Output the material beneath this task exactly, images excluded.

++++ DATA EXTRACT

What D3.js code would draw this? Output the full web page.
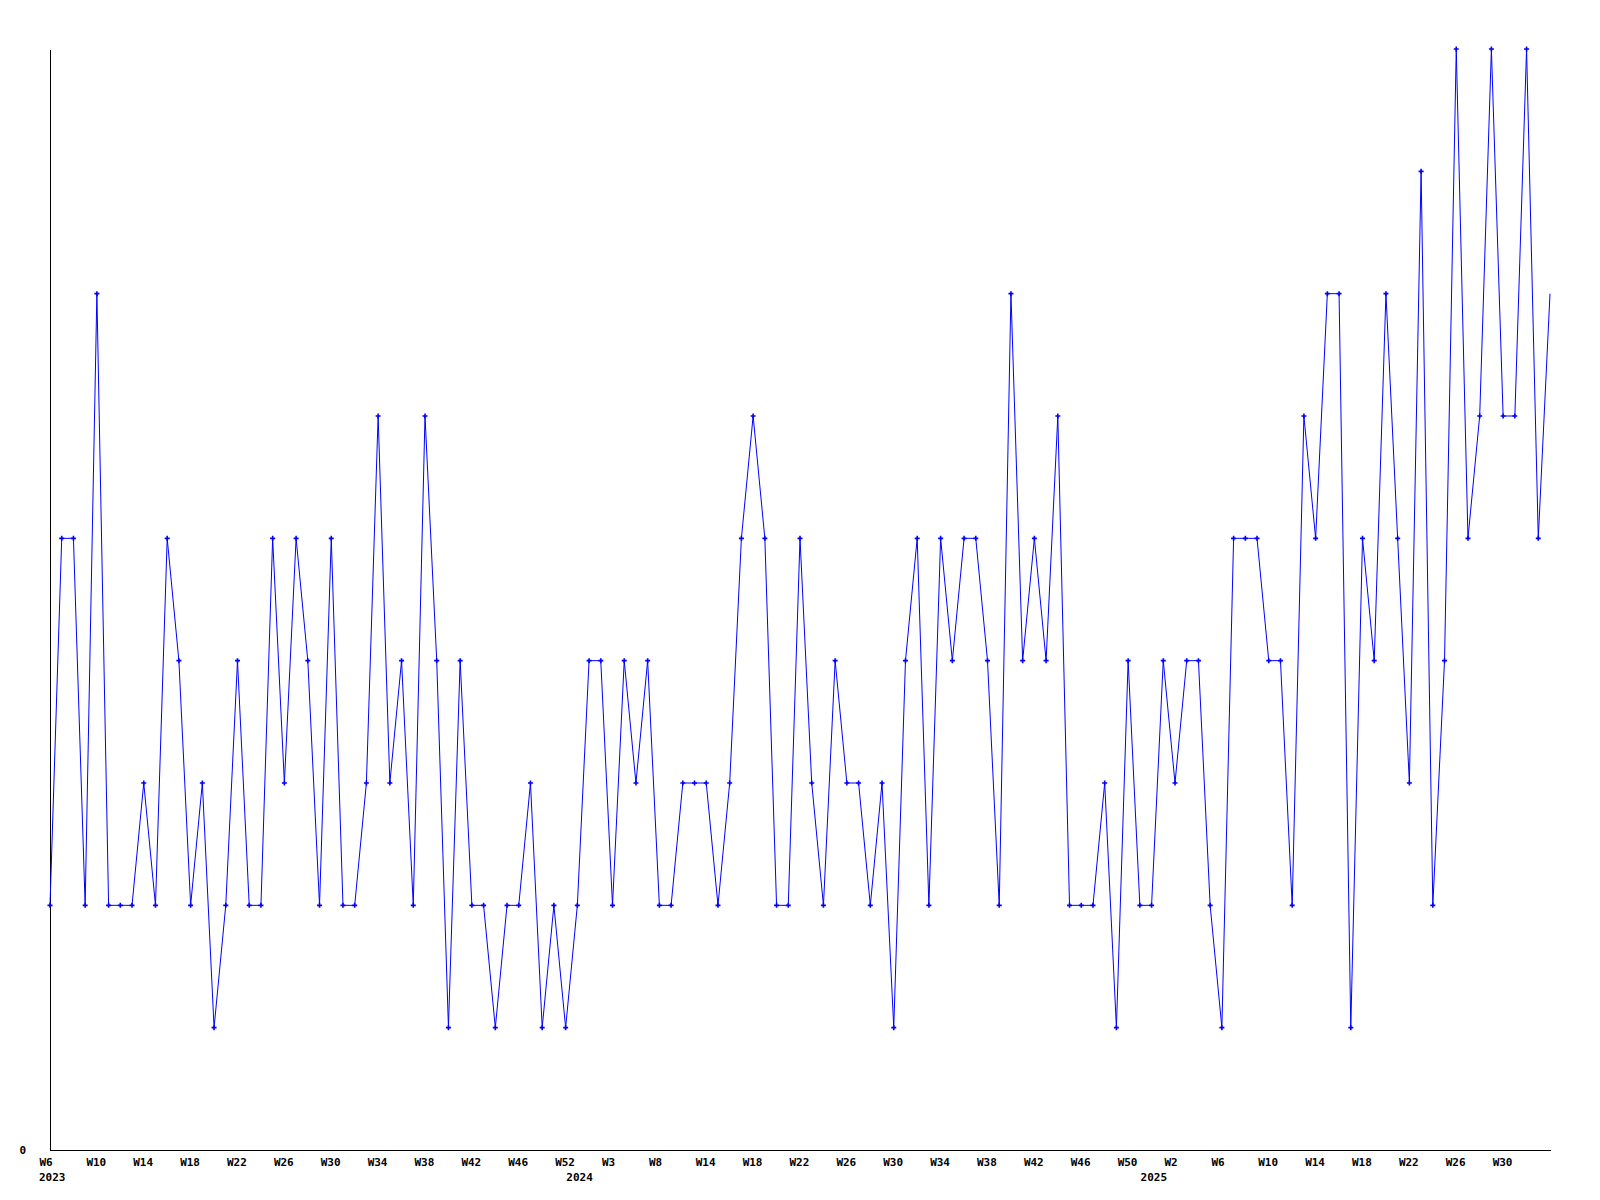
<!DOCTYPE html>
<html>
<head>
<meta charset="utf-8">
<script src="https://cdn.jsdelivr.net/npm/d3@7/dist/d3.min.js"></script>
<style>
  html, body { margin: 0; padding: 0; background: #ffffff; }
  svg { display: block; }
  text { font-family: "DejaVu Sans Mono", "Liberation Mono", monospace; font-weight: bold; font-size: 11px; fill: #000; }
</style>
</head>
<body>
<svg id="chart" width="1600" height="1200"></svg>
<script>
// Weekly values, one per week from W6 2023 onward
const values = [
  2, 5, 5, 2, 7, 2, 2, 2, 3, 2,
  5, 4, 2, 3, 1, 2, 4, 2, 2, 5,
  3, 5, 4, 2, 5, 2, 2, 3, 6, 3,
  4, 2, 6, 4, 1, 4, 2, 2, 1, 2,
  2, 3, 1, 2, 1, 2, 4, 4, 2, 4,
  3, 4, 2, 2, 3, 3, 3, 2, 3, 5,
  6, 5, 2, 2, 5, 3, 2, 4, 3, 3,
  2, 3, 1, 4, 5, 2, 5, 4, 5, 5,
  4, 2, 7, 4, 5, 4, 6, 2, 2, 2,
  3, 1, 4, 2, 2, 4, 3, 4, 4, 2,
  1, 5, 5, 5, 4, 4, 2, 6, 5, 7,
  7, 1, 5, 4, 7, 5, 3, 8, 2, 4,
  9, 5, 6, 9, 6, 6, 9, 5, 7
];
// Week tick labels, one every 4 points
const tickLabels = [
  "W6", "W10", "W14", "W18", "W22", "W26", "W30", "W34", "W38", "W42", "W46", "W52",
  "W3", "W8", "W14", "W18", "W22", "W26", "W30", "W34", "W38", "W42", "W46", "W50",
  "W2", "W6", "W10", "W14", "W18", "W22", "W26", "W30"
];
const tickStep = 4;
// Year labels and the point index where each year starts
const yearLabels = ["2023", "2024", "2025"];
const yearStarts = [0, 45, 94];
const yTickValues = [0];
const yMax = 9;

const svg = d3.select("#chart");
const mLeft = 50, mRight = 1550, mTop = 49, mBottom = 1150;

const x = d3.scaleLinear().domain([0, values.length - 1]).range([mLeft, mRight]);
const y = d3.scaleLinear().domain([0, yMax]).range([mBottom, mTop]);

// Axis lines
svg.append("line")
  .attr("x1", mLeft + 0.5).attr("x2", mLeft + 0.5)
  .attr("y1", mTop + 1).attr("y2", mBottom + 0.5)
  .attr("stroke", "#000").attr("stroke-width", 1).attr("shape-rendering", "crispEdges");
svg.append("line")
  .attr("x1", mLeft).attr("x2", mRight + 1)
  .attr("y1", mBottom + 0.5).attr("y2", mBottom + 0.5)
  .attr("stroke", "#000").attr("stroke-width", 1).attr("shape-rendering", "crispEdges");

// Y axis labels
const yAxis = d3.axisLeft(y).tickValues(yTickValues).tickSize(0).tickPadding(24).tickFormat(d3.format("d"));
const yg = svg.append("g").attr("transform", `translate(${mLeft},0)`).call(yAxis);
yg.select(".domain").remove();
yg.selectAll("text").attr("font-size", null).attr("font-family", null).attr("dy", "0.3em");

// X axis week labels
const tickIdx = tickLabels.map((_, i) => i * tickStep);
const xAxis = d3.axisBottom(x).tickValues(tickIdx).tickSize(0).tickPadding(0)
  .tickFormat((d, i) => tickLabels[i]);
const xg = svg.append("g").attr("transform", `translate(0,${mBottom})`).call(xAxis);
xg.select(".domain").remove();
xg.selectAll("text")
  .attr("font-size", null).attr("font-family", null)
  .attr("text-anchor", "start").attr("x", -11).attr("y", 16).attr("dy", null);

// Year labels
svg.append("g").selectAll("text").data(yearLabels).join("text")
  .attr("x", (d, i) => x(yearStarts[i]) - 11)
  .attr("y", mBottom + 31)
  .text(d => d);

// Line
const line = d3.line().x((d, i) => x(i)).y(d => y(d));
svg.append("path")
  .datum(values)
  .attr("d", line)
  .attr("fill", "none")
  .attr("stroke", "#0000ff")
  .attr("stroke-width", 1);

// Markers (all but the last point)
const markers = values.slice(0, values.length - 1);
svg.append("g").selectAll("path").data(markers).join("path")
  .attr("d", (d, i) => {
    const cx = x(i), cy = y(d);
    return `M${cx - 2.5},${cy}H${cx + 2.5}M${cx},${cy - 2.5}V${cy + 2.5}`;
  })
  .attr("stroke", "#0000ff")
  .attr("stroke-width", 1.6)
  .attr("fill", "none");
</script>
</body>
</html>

++++++++

▸ COMPLETE RESPONSE:
What D3.js code would draw this? Output the full web page.
<!DOCTYPE html>
<html>
<head>
<meta charset="utf-8">
<script src="https://cdn.jsdelivr.net/npm/d3@7/dist/d3.min.js"></script>
<style>
  html, body { margin: 0; padding: 0; background: #ffffff; }
  svg { display: block; }
  text { font-family: "DejaVu Sans Mono", "Liberation Mono", monospace; font-weight: bold; font-size: 11px; fill: #000; }
</style>
</head>
<body>
<svg id="chart" width="1600" height="1200"></svg>
<script>
// Weekly values, one per week from W6 2023 onward
const values = [
  2, 5, 5, 2, 7, 2, 2, 2, 3, 2,
  5, 4, 2, 3, 1, 2, 4, 2, 2, 5,
  3, 5, 4, 2, 5, 2, 2, 3, 6, 3,
  4, 2, 6, 4, 1, 4, 2, 2, 1, 2,
  2, 3, 1, 2, 1, 2, 4, 4, 2, 4,
  3, 4, 2, 2, 3, 3, 3, 2, 3, 5,
  6, 5, 2, 2, 5, 3, 2, 4, 3, 3,
  2, 3, 1, 4, 5, 2, 5, 4, 5, 5,
  4, 2, 7, 4, 5, 4, 6, 2, 2, 2,
  3, 1, 4, 2, 2, 4, 3, 4, 4, 2,
  1, 5, 5, 5, 4, 4, 2, 6, 5, 7,
  7, 1, 5, 4, 7, 5, 3, 8, 2, 4,
  9, 5, 6, 9, 6, 6, 9, 5, 7
];
// Week tick labels, one every 4 points
const tickLabels = [
  "W6", "W10", "W14", "W18", "W22", "W26", "W30", "W34", "W38", "W42", "W46", "W52",
  "W3", "W8", "W14", "W18", "W22", "W26", "W30", "W34", "W38", "W42", "W46", "W50",
  "W2", "W6", "W10", "W14", "W18", "W22", "W26", "W30"
];
const tickStep = 4;
// Year labels and the point index where each year starts
const yearLabels = ["2023", "2024", "2025"];
const yearStarts = [0, 45, 94];
const yTickValues = [0];
const yMax = 9;

const svg = d3.select("#chart");
const mLeft = 50, mRight = 1550, mTop = 49, mBottom = 1150;

const x = d3.scaleLinear().domain([0, values.length - 1]).range([mLeft, mRight]);
const y = d3.scaleLinear().domain([0, yMax]).range([mBottom, mTop]);

// Axis lines
svg.append("line")
  .attr("x1", mLeft + 0.5).attr("x2", mLeft + 0.5)
  .attr("y1", mTop + 1).attr("y2", mBottom + 0.5)
  .attr("stroke", "#000").attr("stroke-width", 1).attr("shape-rendering", "crispEdges");
svg.append("line")
  .attr("x1", mLeft).attr("x2", mRight + 1)
  .attr("y1", mBottom + 0.5).attr("y2", mBottom + 0.5)
  .attr("stroke", "#000").attr("stroke-width", 1).attr("shape-rendering", "crispEdges");

// Y axis labels
const yAxis = d3.axisLeft(y).tickValues(yTickValues).tickSize(0).tickPadding(24).tickFormat(d3.format("d"));
const yg = svg.append("g").attr("transform", `translate(${mLeft},0)`).call(yAxis);
yg.select(".domain").remove();
yg.selectAll("text").attr("font-size", null).attr("font-family", null).attr("dy", "0.3em");

// X axis week labels
const tickIdx = tickLabels.map((_, i) => i * tickStep);
const xAxis = d3.axisBottom(x).tickValues(tickIdx).tickSize(0).tickPadding(0)
  .tickFormat((d, i) => tickLabels[i]);
const xg = svg.append("g").attr("transform", `translate(0,${mBottom})`).call(xAxis);
xg.select(".domain").remove();
xg.selectAll("text")
  .attr("font-size", null).attr("font-family", null)
  .attr("text-anchor", "start").attr("x", -11).attr("y", 16).attr("dy", null);

// Year labels
svg.append("g").selectAll("text").data(yearLabels).join("text")
  .attr("x", (d, i) => x(yearStarts[i]) - 11)
  .attr("y", mBottom + 31)
  .text(d => d);

// Line
const line = d3.line().x((d, i) => x(i)).y(d => y(d));
svg.append("path")
  .datum(values)
  .attr("d", line)
  .attr("fill", "none")
  .attr("stroke", "#0000ff")
  .attr("stroke-width", 1);

// Markers (all but the last point)
const markers = values.slice(0, values.length - 1);
svg.append("g").selectAll("path").data(markers).join("path")
  .attr("d", (d, i) => {
    const cx = x(i), cy = y(d);
    return `M${cx - 2.5},${cy}H${cx + 2.5}M${cx},${cy - 2.5}V${cy + 2.5}`;
  })
  .attr("stroke", "#0000ff")
  .attr("stroke-width", 1.6)
  .attr("fill", "none");
</script>
</body>
</html>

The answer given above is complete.